While there, we were reminded of the Museum of London which we had also been to before and decided at 3:00 to go on to that since it was open until 6:00. It was only a 20 minute trip using the DLR to return to Bank and then switching to another line to go only one stop. A five minute walk fighting the wind got us there. It was interesting to be there on our Fourth of July and see so much of where our heritage and history started.
We spent a good three hours in the museum and when we left the wind was blowing and it was very cool.

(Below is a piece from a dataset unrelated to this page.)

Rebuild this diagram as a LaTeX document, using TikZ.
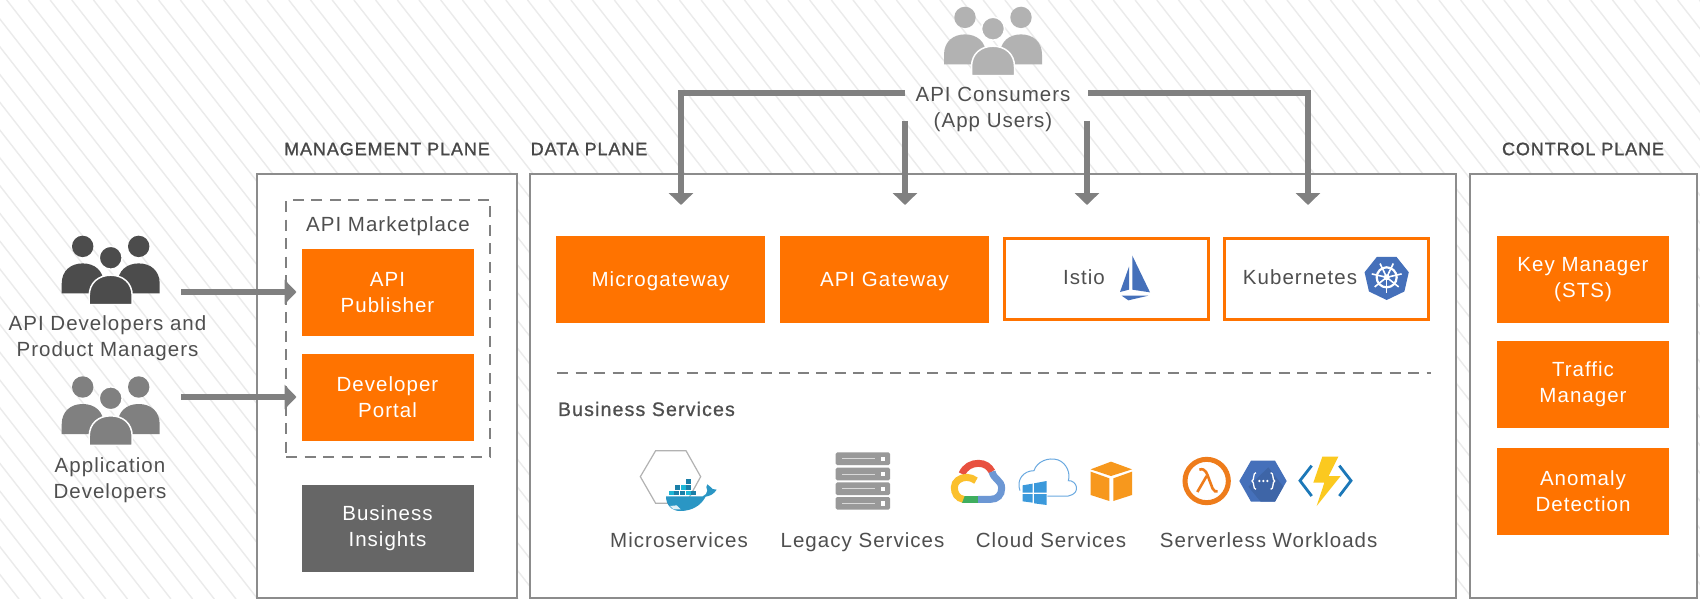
\documentclass[tikz,border=0pt]{standalone}
\usepackage{fontspec}
\setmainfont[LetterSpace=5]{Liberation Sans}
\newfontfamily\headfont[LetterSpace=5,FakeBold=1.2]{Liberation Sans}
\newfontfamily\subheadfont[LetterSpace=6,FakeBold=1.0]{Liberation Sans}
\usetikzlibrary{arrows.meta,calc}
\definecolor{orng}{HTML}{FF7300}
\definecolor{txt}{HTML}{4F4F4F}
\definecolor{conn}{HTML}{808080}
\definecolor{frame}{HTML}{8C8C8C}
\definecolor{hatch}{HTML}{EBEBEB}
\definecolor{icblue}{HTML}{4570BA}
\definecolor{whale}{HTML}{2A96C4}
\definecolor{whaled}{HTML}{1B7FA8}
\tikzset{
  lab/.style={inner sep=0pt,outer sep=0pt,text=txt,align=center,font=\fontsize{20.5}{26}\selectfont},
  head/.style={inner sep=0pt,outer sep=0pt,text=txt!90!black,font=\headfont\fontsize{18}{22}\selectfont},
  plane/.style={draw=frame,line width=1.8pt,fill=white,inner sep=0pt,outer sep=0pt},
  obox/.style={fill=orng,text=white,inner sep=0pt,outer sep=0pt,align=center,font=\fontsize{20.5}{26}\selectfont},
  oline/.style={obox,text height=16pt,text depth=3pt},
  gbox/.style={obox,fill=black!60},
  wbox/.style={draw=orng,line width=3pt,fill=white,inner sep=0pt,outer sep=0pt},
  dash box/.style={draw=conn,line width=1.5pt,dash pattern=on 11pt off 7.5pt},
  flow/.style={draw=conn,line width=6.8pt,-{Triangle[width=24pt,length=12pt]}},
  z/.style 2 args={shift={(#1pt,-#2pt)},x=0.33333pt,y=-0.33333pt},
}
\newcommand{\people}[3]{%
 \begin{scope}[shift={(#1pt,-#2pt)}]
  \fill[#3] (-28,-29.3) circle (10.7) (28,-29.3) circle (10.7);
  \fill[#3] (-49,17.7) -- (-49,8) .. controls (-49,-5) and (-40,-12.3) .. (-28,-12.3) .. controls (-16,-12.3) and (-7,-5) .. (-7,8) -- (-7,17.7) -- cycle;
  \fill[#3] (49,17.7) -- (49,8) .. controls (49,-5) and (40,-12.3) .. (28,-12.3) .. controls (16,-12.3) and (7,-5) .. (7,8) -- (7,17.7) -- cycle;
  \filldraw[fill=#3,draw=white,line width=1.5pt] (0,-18) circle (11.5);
  \filldraw[fill=#3,draw=white,line width=1.5pt] (-21.5,29) -- (-21.5,20) .. controls (-21.5,7) and (-12,-0.5) .. (0,-0.5) .. controls (12,-0.5) and (21.5,7) .. (21.5,20) -- (21.5,29) -- cycle;
 \end{scope}}
\begin{document}
\begin{tikzpicture}[x=1pt,y=-1pt]
\useasboundingbox (0,0) rectangle (1700,599);
\fill[white] (0,0) rectangle (1700,599);
\begin{scope}
 \clip (0,0) rectangle (1700,599);
 \foreach \h in {-470.7,-449,...,1700}
   \draw[hatch,line width=1.4pt] (\h,0) -- ({\h+468},599);
\end{scope}

% planes
\node[plane,minimum width=260pt,minimum height=424pt] (mgmt) at (387,386) {};
\node[plane,minimum width=926pt,minimum height=424pt] (data) at (993,386) {};
\node[plane,minimum width=227pt,minimum height=424pt] (ctrl) at (1583.5,386) {};
\node[head] (lmgmt) at (387,149) {MANAGEMENT PLANE};
\node[head] (ldata) at (589,149) {DATA PLANE};
\node[head] (lctrl) at (1583,149) {CONTROL PLANE};

% management
\node[dash box,minimum width=204pt,minimum height=257pt,inner sep=0pt] (market) at (388,328.5) {};
\node[lab] (lmarket) at (388,226) {API Marketplace};
\node[obox,minimum width=172pt,minimum height=87pt] (pub) at (387.5,292.5) {API\\Publisher};
\node[obox,minimum width=172pt,minimum height=87pt] (portal) at (387.5,397.5) {Developer\\Portal};
\node[gbox,minimum width=172pt,minimum height=87pt] (ins) at (387.5,528.5) {Business\\Insights};

% people left
\people{110.7}{275.7}{black!70}
\people{110.7}{416.3}{conn}
\node[lab] (ldev) at (107.5,338) {API Developers and\\Product Managers};
\node[lab] (lapp) at (110,480) {Application\\Developers};
\coordinate (sa) at (181,292);
\coordinate (sb) at (181,397);
\draw[flow] (sa) -- ([xshift=-5pt]sa -| pub.west);
\draw[flow] (sb) -- ([xshift=-5pt]sb -| portal.west);

% consumers
\people{993}{46.7}{black!30}
\node[lab] (cons) at (993,109) {API Consumers\\(App Users)};
\coordinate (c1) at (905,93); \coordinate (c2) at (1088,93);
\coordinate (c3) at (905,121); \coordinate (c4) at (1087,121);
\coordinate (t1) at (681,205); \coordinate (t2) at (905,205);
\coordinate (t3) at (1087,205); \coordinate (t4) at (1308,205);
\draw[flow] (c1) -| (t1);
\draw[flow] (c3) -- (t2);
\draw[flow] (c4) -- (t3);
\draw[flow] (c2) -| (t4);

% data plane top row
\node[oline,minimum width=209pt,minimum height=87pt] (mg) at (660.5,279.5) {Microgateway};
\node[oline,minimum width=209pt,minimum height=87pt] (gw) at (884.5,279.5) {API Gateway};
\node[wbox,minimum width=204pt,minimum height=81pt] (istio) at (1106.5,278.5) {};
\node[wbox,minimum width=204pt,minimum height=81pt] (k8s) at (1326.5,278.5) {};
\node[lab] (listio) at (1084,277.5) {Istio};
\node[lab] (lk8s) at (1300,277.5) {Kubernetes};

% istio sail
\begin{scope}[z={980}{220}]
 \fill[icblue] (457,107) -- (510,217) -- (457,209) -- cycle;
 \fill[icblue] (447,140) -- (447,209) -- (420,216) -- cycle;
 \fill[icblue] (425,227) -- (505,227) -- (445,241) -- cycle;
\end{scope}
% kubernetes
\begin{scope}[z={980}{220}]
 \fill[icblue]
   ($(1220,172)+(90:68)$) \foreach \a in {141.4,192.9,244.3,295.7,347.1,38.6} { -- ($(1220,172)+(\a:68)$) } -- cycle;
 \draw[white,line width=2.2pt] (1220,172) circle (30);
 \foreach \a in {90,141.4,192.9,244.3,295.7,347.1,38.6}
   \draw[white,line width=1.6pt] (1220,172) -- ($(1220,172)+(\a:46)$);
 \fill[white] (1220,172) circle (9);
\end{scope}

% divider
\coordinate (da) at (557,373); \coordinate (db) at (1431,373);
\draw[dash box] (da) -- (db);
\node[head,anchor=west,font=\subheadfont\fontsize{19.5}{22}\selectfont,text=txt] (lbs) at (558,409) {Business Services};

% docker
\begin{scope}[z={560}{420}]
 \draw[black!30,line width=1.2pt] (241,170) -- (287,92) -- (378,92) -- (422,170) -- (378,250) -- (287,250) -- cycle;
 \fill[whale] (318,229) -- (428,229) .. controls (436,226) and (441,220) .. (442,212) .. controls (438,204) and (438,198) .. (442,193) .. controls (450,198) and (454,204) .. (458,207) -- (470,209) .. controls (462,222) and (450,228) .. (437,230) .. controls (422,258) and (395,273) .. (360,273) .. controls (335,273) and (318,255) .. (318,229) -- cycle;
 \fill[white!85!whale] (330,258) -- (350,256) -- (362,268) -- (340,268) -- cycle;
 \foreach \x/\y in {378/178,345/195,362/195,379/195,326/212,343/212,360/212,377/212,394/212}
   \fill[whaled] (\x,\y) rectangle ++(15,14);
 \foreach \x/\y in {362/195,326/212,377/212}
   \fill[whale!70!cyan] (\x,\y) rectangle ++(15,14);
\end{scope}

% server rack
\begin{scope}[z={560}{420}]
 \foreach \y in {97,143,187,231} {
   \fill[black!40,rounded corners=1.5pt] (827,\y) rectangle (990,\y+38);
   \draw[black!15,line width=1pt] (846,\y+19) -- (945,\y+19);
   \fill[white] (962,\y+13) rectangle (975,\y+26);
 }
\end{scope}

% cloud icons
\begin{scope}[z={920}{430}]
 % google cloud
 \definecolor{gr}{HTML}{E8503F}
 \definecolor{gb}{HTML}{6C97D4}
 \definecolor{gg}{HTML}{3FAE5F}
 \definecolor{gy}{HTML}{FBC02D}
 \draw[line width=7pt,color=gr] (126,132) .. controls (135,110) and (155,100) .. (175,100) .. controls (195,100) and (208,110) .. (216,125);
 \draw[line width=7pt,color=gb] (216,125) .. controls (222,150) and (245,150) .. (245,175) .. controls (245,195) and (232,208) .. (212,208) -- (174,208);
 \draw[line width=7pt,color=gg] (174,208) -- (125,208);
 \draw[line width=7pt,color=gy] (130,208) .. controls (112,205) and (103,190) .. (103,172) .. controls (103,155) and (120,142) .. (140,142) .. controls (150,142) and (160,146) .. (168,152);
 % azure cloud
 \draw[cyan!65!blue!60!white,line width=1pt] (300,182) .. controls (288,150) and (310,122) .. (342,122) .. controls (350,95) and (385,80) .. (415,90) .. controls (440,100) and (452,130) .. (445,152) .. controls (470,150) and (485,190) .. (445,198) -- (382,198);
 \fill[cyan!70!blue!80!white] (308,166)--(338,161)--(338,188)--(308,188)--cycle;
 \fill[cyan!70!blue!80!white] (342,160)--(380,153)--(380,188)--(342,188)--cycle;
 \fill[cyan!70!blue!80!white] (308,192)--(338,192)--(338,218)--(308,214)--cycle;
 \fill[cyan!70!blue!80!white] (342,192)--(380,192)--(380,225)--(342,220)--cycle;
 % aws cube
 \definecolor{aws}{HTML}{F7981D}
 \fill[aws] (512,118) -- (573,95) -- (636,118) -- (573,138) -- cycle;
 \fill[aws] (512,125) -- (568,145) -- (568,213) -- (512,195) -- cycle;
 \fill[aws] (580,145) -- (636,125) -- (636,195) -- (580,213) -- cycle;
 % lambda
 \definecolor{lamb}{HTML}{EE7C1B}
 \draw[lamb,line width=5pt] (860,153) circle (65);
 \draw[lamb,line width=2.6pt] (838,119) .. controls (858,112) and (862,135) .. (868,150) -- (878,176) .. controls (882,184) and (888,186) .. (893,184);
 \draw[lamb,line width=2.6pt] (860,138) -- (832,186);
 % cloud functions
 \fill[icblue] (958,153) -- (993,92) -- (1065,92) -- (1100,153) -- (1065,215) -- (993,215) -- cycle;
 \fill[icblue!90!black] (1045,112) -- (1090,170) -- (1065,215) -- (1022,215) -- (985,170) -- cycle;
 \draw[white,line width=1.3pt] (1008,128) .. controls (998,128) and (1004,150) .. (996,153) .. controls (1004,156) and (998,178) .. (1008,178);
 \draw[white,line width=1.3pt] (1052,128) .. controls (1062,128) and (1056,150) .. (1064,153) .. controls (1056,156) and (1062,178) .. (1052,178);
 \foreach \x in {1018,1030,1042} \fill[white] (\x,153) circle (4);
 % azure functions
 \definecolor{azf}{HTML}{1C78B8}
 \definecolor{bolt}{HTML}{FBC91F}
 \draw[azf,line width=2.8pt] (1175,107) -- (1140,152) -- (1175,198);
 \draw[azf,line width=2.8pt] (1258,107) -- (1293,152) -- (1258,198);
 \fill[bolt] (1207,80) -- (1255,80) -- (1226,138) -- (1262,138) -- (1190,228) -- (1213,158) -- (1180,158) -- cycle;
\end{scope}

\node[lab,anchor=base] (lms) at (679,547.5) {Microservices};
\node[lab,anchor=base] (lls) at (862.5,547.5) {Legacy Services};
\node[lab,anchor=base] (lcs) at (1051,547.5) {Cloud Services};
\node[lab,anchor=base] (lsw) at (1268.7,547.5) {Serverless Workloads};

% control plane
\node[obox,minimum width=172pt,minimum height=87pt] (km) at (1583,279.5) {Key Manager\\(STS)};
\node[obox,minimum width=172pt,minimum height=87pt] (tm) at (1583,384.5) {Traffic\\Manager};
\node[obox,minimum width=172pt,minimum height=87pt] (ad) at (1583,491.5) {Anomaly\\Detection};
\end{tikzpicture}
\end{document}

I was wearing shorts because it was much warmer when we left the flat hours before. We headed to Hammersmith to meet Ellen and Philip for dinner at The Dove, one of our favorite pubs. It's on the Thames River and is in the Guinness Records for the smallest bar in England. Seats 4, I think, but the pub is a pretty good size and a lot of it outside on the river.
Got home and finished packing. I had asked Ellen and Philip to bring one of our suitcases from our attic with them - what I thought was a brilliant idea - so we would have an extra because we had accumulated so many books and presents. They said they really didn't need an extra bag but somehow when they arrived in London, it was stuffed! It was a challenge getting everything to fit and in the right bags; in fact when we went through security, John was accosted by security for having sunscreen and the very expensive mustard we bought in Paris in his carry on. They absconded with it!!
We left early Monday morning, July 5th, for home. John was really ready and I wasn't at all. In fact, I'm ready to go again any time. It's where I feel at home.
Ginger and Bill picked us up at the airport and had a lovely little basket of goodies for us -items that we shared in England together, crackers, cheese, even a certain toothpaste I found in England. We had a lovely hour or two with them and then took off immediately for our rental house that badly needed fixing up to put it back on the market for the next renter. Painted rooms, washed walls and woodwork, floors, etc. Welcome home!!
Now we have been home 7 weeks and it has taken me a full month to get back in gear. I started working about 3 weeks ago in my design business and focusing more on MonaVie. Wish me luck. My dream for England is finished and now only memories. On to a new dream.... I wonder what it will be.